# oncomplete bei Richfaces



## nocturn (19. Mai 2009)

Hi,
ich habe ein Skript das nicht ausgeführt wird:
[XML]<h:selectOneListbox>
<a4j:support event="onchange" oncomplete="if(value!=0 && value==1)Effect.BlindDown('autox');" actionListener="#{xxx}" />
<f:selectItem itemValue="1" itemLabel="xxx" />
</h:selectOneListbox>[/XML]

Mozilla sagt mir der empfangene quellcode = 
"...oncomplete="if(true &amp;&amp; value==1)Effect.BlindDown..."

Geändert


----------



## maki (19. Mai 2009)

Das true kannst du dir ja sparen, und damit das && auch.

Ansonsten empfiehlt es sich solche Dinge in eine JS Methode auszulagern und diese in oncomplete nur aufzurufen.


----------



## Luu (19. Mai 2009)

Vergleich 
<code>value=1</code> is fehlerhaft, Script wird (bzw würde) aufgerufen wenn der ActionListener durch ist..
Kannst ja ma ohne den Vergleich testen


----------



## nocturn (19. Mai 2009)

Ich habe den origialpost eben korrigiert.

Fakt ist weiterhin das & in &amp; umgewandelt wird - Scheint aber trotzdem zu funktionieren. 

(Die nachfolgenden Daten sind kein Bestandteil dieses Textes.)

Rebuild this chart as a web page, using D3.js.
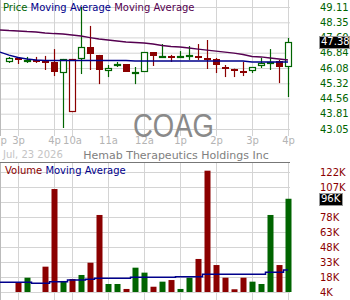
<!DOCTYPE html>
<html>
<head>
<meta charset="utf-8">
<script src="https://cdn.jsdelivr.net/npm/d3@7"></script>
<style>
body { margin: 0; background: #fff; }
text { font-family: "DejaVu Sans", Verdana, sans-serif; }
</style>
</head>
<body>
<script>
// 15 minute bars, index 1..32
var opens  = [46.38, 46.58, 46.45, 46.48, 46.44, 46.38, 45.83, 43.89, 46.53, 47.12, 46.73, 45.93, 46.27, 46.28, 45.88, 45.88,
              46.87, 46.66, 46.70, 46.66, 46.70, 46.70, 46.60, 46.53, 46.15, 46.05, 45.95, 45.93, 46.18, 46.33, 46.43, 46.13];
var highs  = [46.63, 46.58, 46.63, 46.63, 46.68, 47.02, 46.53, 46.53, 49.11, 48.17, 46.73, 46.23, 46.38, 46.28, 46.13, 46.87,
              46.87, 47.27, 46.73, 46.92, 47.17, 47.27, 47.47, 46.58, 46.23, 46.05, 46.38, 46.13, 46.58, 47.02, 46.48, 47.57];
var lows   = [46.33, 46.28, 46.33, 46.33, 45.98, 45.68, 43.10, 43.89, 45.78, 45.98, 45.28, 45.63, 46.13, 45.88, 45.28, 45.88,
              46.18, 46.66, 46.38, 46.63, 46.48, 46.48, 46.03, 45.83, 45.63, 45.63, 45.68, 45.83, 46.08, 45.98, 45.33, 44.64];
var closes = [46.58, 46.48, 46.49, 46.46, 46.42, 45.88, 46.53, 46.52, 47.12, 46.78, 45.98, 46.08, 46.29, 45.88, 45.90, 46.87,
              46.68, 46.68, 46.66, 46.68, 46.72, 46.68, 46.58, 46.23, 46.13, 46.03, 45.93, 46.13, 46.33, 46.38, 46.13, 47.38];
var volumes = [0, 13.2, 18.1, 0, 29.0, 105.6, 14.9, 16.8, 20.8, 32.9, 80.0, 11.9, 11.9, 7.0, 28.0, 23.1,
               9.2, 14.2, 15.8, 7.0, 18.1, 36.6, 123.7, 30.6, 18.1, 6.7, 18.1, 14.2, 11.9, 80.0, 30.6, 96.0];

// moving averages, index 0..32
var maFast = [46.87, 46.72, 46.60, 46.53, 46.48, 46.45, 46.45, 46.45, 46.45, 46.45, 46.45, 46.45, 46.45, 46.45, 46.45, 46.43, 46.43,
              46.43, 46.43, 46.43, 46.43, 46.43, 46.43, 46.43, 46.43, 46.43, 46.43, 46.43, 46.38, 46.38, 46.38, 46.38, 46.38];
var maSlow = [47.97, 47.94, 47.92, 47.89, 47.87, 47.82, 47.79, 47.77, 47.72, 47.67, 47.59, 47.52, 47.47, 47.42, 47.37, 47.35, 47.32,
              47.27, 47.20, 47.15, 47.12, 47.07, 47.02, 46.97, 46.92, 46.87, 46.82, 46.75, 46.65, 46.63, 46.58, 46.53, 46.48];
var volMa = [13.6, 13.6, 13.6, 13.6, 12.6, 12.6, 14.2, 14.2, 15.8, 15.8, 16.5, 17.5, 17.5, 17.5, 17.5, 18.5, 18.5,
             18.5, 18.5, 18.5, 19.1, 19.1, 19.1, 21.5, 21.5, 21.5, 21.5, 21.5, 21.5, 21.5, 23.4, 23.4, 25.7];

var timeIdx = [0, 2, 6, 8, 12, 16, 20, 24, 28, 32];
var timeLabels = ['2p', '3p', '4p', '10a', '11a', '12a', '1p', '2p', '3p', '4p'];
var priceTicks = [49.11, 48.35, 47.60, 46.84, 46.08, 45.32, 44.56, 43.81, 43.05];
var volTicks = [122.4, 107.6, 92.8, 78, 63.2, 48.4, 33.6, 18.8, 4];
var volLabels = ['122K', '107K', '92K', '78K', '63K', '48K', '33K', '18K', '4K'];

var w = 350;
var h = 300;
var green = '#006400';
var red = '#8b0000';

var svg = d3.select('body').append('svg')
  .attr('width', w)
  .attr('height', h);

var x = d3.scaleLinear().domain([0, 32]).range([0, 288]);
var y = d3.scaleLinear().domain([43.05, 49.11]).range([129, 7]);
var yv = d3.scaleLinear().domain([4, 122.4]).range([292, 172]);

function grid(g) {
  g.select('.domain').remove();
  g.selectAll('.tick line').attr('stroke', '#d4d4d4');
}

// grids
svg.append('g').call(d3.axisLeft(y).tickValues(priceTicks).tickSize(-290).tickFormat('')).call(grid);
svg.append('g').call(d3.axisTop(x).tickValues(timeIdx).tickSize(-136).tickFormat('')).call(grid);
svg.append('g').call(d3.axisLeft(yv).tickValues(volTicks).tickSize(-290).tickFormat('')).call(grid);
svg.append('g').attr('transform', 'translate(0,162)')
  .call(d3.axisTop(x).tickValues(timeIdx).tickSize(-138).tickFormat('')).call(grid);

svg.append('line').attr('x1', 0.5).attr('x2', 0.5).attr('y1', 0).attr('y2', 136).attr('stroke', '#bbb');
svg.append('line').attr('x1', 0.5).attr('x2', 0.5).attr('y1', 162).attr('y2', 300).attr('stroke', '#bbb');
svg.append('line').attr('x1', 0).attr('x2', 290).attr('y1', 162.5).attr('y2', 162.5).attr('stroke', '#777');

// time labels
var tx = svg.append('g').attr('transform', 'translate(0,136)')
  .call(d3.axisBottom(x).tickValues(timeIdx).tickSize(0).tickPadding(1)
    .tickFormat(function(d, i) { return timeLabels[i]; }));
tx.select('.domain').remove();
tx.selectAll('text').attr('fill', '#b4b4b4').style('font-size', '10px').style('font-family', '"DejaVu Sans", sans-serif');

svg.append('text').attr('x', 3).attr('y', 158).attr('fill', '#c4c4c4')
  .style('font-size', '10px').text('Jul, 23 2026');
svg.append('text').attr('x', 176).attr('y', 159).attr('text-anchor', 'middle').attr('fill', '#808080')
  .style('font-size', '11px').text('Hemab Therapeutics Holdings Inc');

// watermark
svg.append('text').attr('x', 133).attr('y', 137).attr('fill', '#8a8a8a')
  .attr('textLength', 81).attr('lengthAdjust', 'spacingAndGlyphs')
  .style('font-family', '"Liberation Sans", Arial, sans-serif').style('font-size', '33px').text('COAG');

function col(i) {
  return i == 0 || closes[i] >= closes[i - 1] ? green : red;
}

// candles
var candles = svg.append('g');
closes.forEach(function(c, i) {
  var cx = Math.round(x(i + 1));
  var o = opens[i];
  var top = Math.round(y(Math.max(o, c)));
  var bot = Math.round(y(Math.min(o, c)));
  candles.append('line')
    .attr('x1', cx + 0.5).attr('x2', cx + 0.5)
    .attr('y1', y(highs[i])).attr('y2', y(lows[i]))
    .attr('stroke', col(i)).attr('stroke-width', 1.2);
  if (c > o) {
    candles.append('rect')
      .attr('x', cx - 2.5).attr('y', top + 0.5)
      .attr('width', 6).attr('height', Math.max(bot - top - 1, 1))
      .attr('fill', '#fff').attr('stroke', col(i)).attr('stroke-width', 1.2);
  } else {
    candles.append('rect')
      .attr('x', cx - 3).attr('y', top)
      .attr('width', 7).attr('height', Math.max(bot - top, 2))
      .attr('fill', col(i));
  }
});

var line = d3.line().x(function(d, i) { return x(i); }).y(function(d) { return y(d); });
svg.append('path').attr('d', line(maSlow)).attr('fill', 'none').attr('stroke', '#550050').attr('stroke-width', 1.4);
svg.append('path').attr('d', line(maFast)).attr('fill', 'none').attr('stroke', '#00008b').attr('stroke-width', 1.4);

// volume bars
svg.append('g').selectAll('rect').data(volumes).join('rect')
  .attr('x', function(d, i) { return Math.round(x(i + 1)) - 2.5; })
  .attr('y', function(d) { return yv(Math.max(d, 4)); })
  .attr('width', 6)
  .attr('height', function(d) { return 292 - yv(Math.max(d, 4)); })
  .attr('fill', function(d, i) { return col(i); });

var vline = d3.line().curve(d3.curveStep).x(function(d, i) { return x(i); }).y(function(d) { return yv(d); });
svg.append('path').attr('d', vline(volMa)).attr('fill', 'none').attr('stroke', '#00008b').attr('stroke-width', 1.5);

// right axes
var py = svg.append('g').attr('transform', 'translate(320,0)')
  .call(d3.axisRight(y).tickValues(priceTicks).tickSize(0).tickPadding(0).tickFormat(d3.format('.2f')));
py.select('.domain').remove();
py.selectAll('text').attr('fill', green).style('font-size', '10px').style('font-family', '"DejaVu Sans", sans-serif');

var vy = svg.append('g').attr('transform', 'translate(320,0)')
  .call(d3.axisRight(yv).tickValues(volTicks).tickSize(0).tickPadding(0)
    .tickFormat(function(d, i) { return volLabels[i]; }));
vy.select('.domain').remove();
vy.selectAll('text').attr('fill', red).style('font-size', '10px').style('font-family', '"DejaVu Sans", sans-serif');

// last value boxes
var lastP = closes[closes.length - 1];
svg.append('rect').attr('x', 319.5).attr('y', Math.round(y(lastP)) - 5.5).attr('width', 30).attr('height', 12)
  .attr('fill', '#000').attr('stroke', '#999');
svg.append('text').attr('x', 321).attr('y', y(lastP)).attr('dy', '0.35em').attr('fill', '#fff')
  .style('font-size', '10px').text(d3.format('.2f')(lastP));

var lastV = volumes[volumes.length - 1];
svg.append('rect').attr('x', 319.5).attr('y', Math.round(yv(lastV)) - 5.5).attr('width', 23).attr('height', 12)
  .attr('fill', '#000').attr('stroke', '#999');
svg.append('text').attr('x', 321).attr('y', yv(lastV)).attr('dy', '0.35em').attr('fill', '#fff')
  .style('font-size', '10px').text(Math.round(lastV) + 'K');

// legends
var lg = svg.append('text').attr('x', 3).attr('y', 10.5).style('font-size', '10px');
lg.append('tspan').attr('fill', green).text('Price ');
lg.append('tspan').attr('fill', '#00008b').text('Moving Average ');
lg.append('tspan').attr('fill', '#550050').text('Moving Average');

var vl = svg.append('text').attr('x', 5).attr('y', 174).style('font-size', '10px');
vl.append('tspan').attr('fill', red).text('Volume ');
vl.append('tspan').attr('fill', '#00008b').text('Moving Average');
</script>
</body>
</html>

Ich habe das Problem gelöst indem ich  "this.value" anstatt  "value"  genommen habe.

Also:
[XML]<h:selectOneListbox>
<a4j:support event="onchange" oncomplete="if(this.value!=0 && this.value==1)Effect.BlindDown('autox');" actionListener="#{xxx}" />
<f:selectItem itemValue="1" itemLabel="xxx" />
</h:selectOneListbox>[/XML] funktioniert!


----------